On one level, the film is largely about social and dramatic contrasts. Tito and Simon are successful and popular when they perform, but they are almost gypsy-like, spartan itinerants. Like many comedians, Tito's public persona is joyous and exuberant, but behind the scenes he's not quite so happy. The love triangle involves both a man who is incredibly wealthy and in the upper niches of society and a man who is well liked but not wealthy and who is considered on lower or outside social rungs. There is a fabulous scene where both men head to a "neurologist" (more a psychologist) because one is suffering from mania characterized by uncontrollable laughter and the other is suffering from depression characterized by outbursts of crying--it's a personification of the comedy/tragedy masks. And of course, the film itself appears to be a comedy for much of its length, but ends up as a tragedy.
At the same time, Laugh, Clown, Laugh is a morality play. Tito ends up falling in love with his much younger, functionally adopted daughter. That's controversial material for the era--it's still controversial even now. Like many Chaney films, the climax hinges on the moral quandaries suggested by this love triangle and Chaney's difficult decisions.
While Laugh, Clown, Laugh is a quality film, it wasn't a complete artistic success in my view. I watched it on Turner Classic Movies' "Archives" Lon Chaney Collection disc, which also contains The Ace of Hearts (1921), which I just watched yesterday and preferred.

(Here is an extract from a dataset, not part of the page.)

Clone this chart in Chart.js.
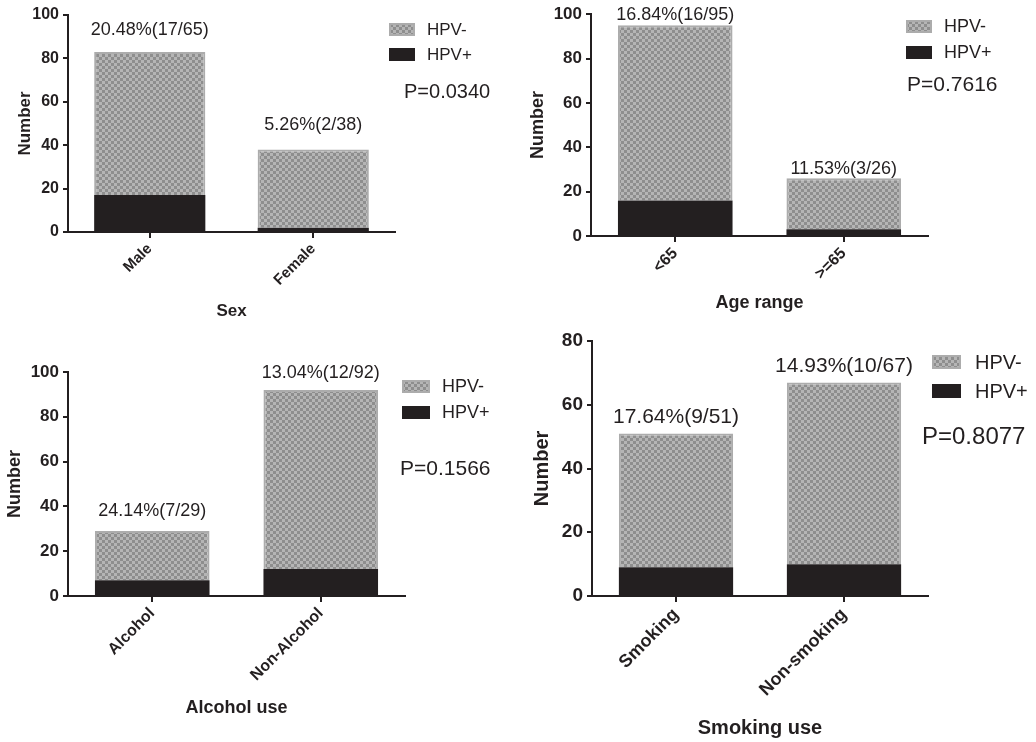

The story here never quite captivated me in the way that Ace of Hearts did. The new score, by H. Scott Salinas, was also good (although maybe a bit too literal to the action at times for my tastes), but didn't match the sublime, sustained beauty of Vivek Maddala's Ace of Hearts score. Laugh, Clown, Laugh is well loved by many Chaney fans, though, and by some accounts, this was one of his favorite roles. Chaney's performance, at least, deserved a 10 even if the film overall wasn't up to the same degree of excellence.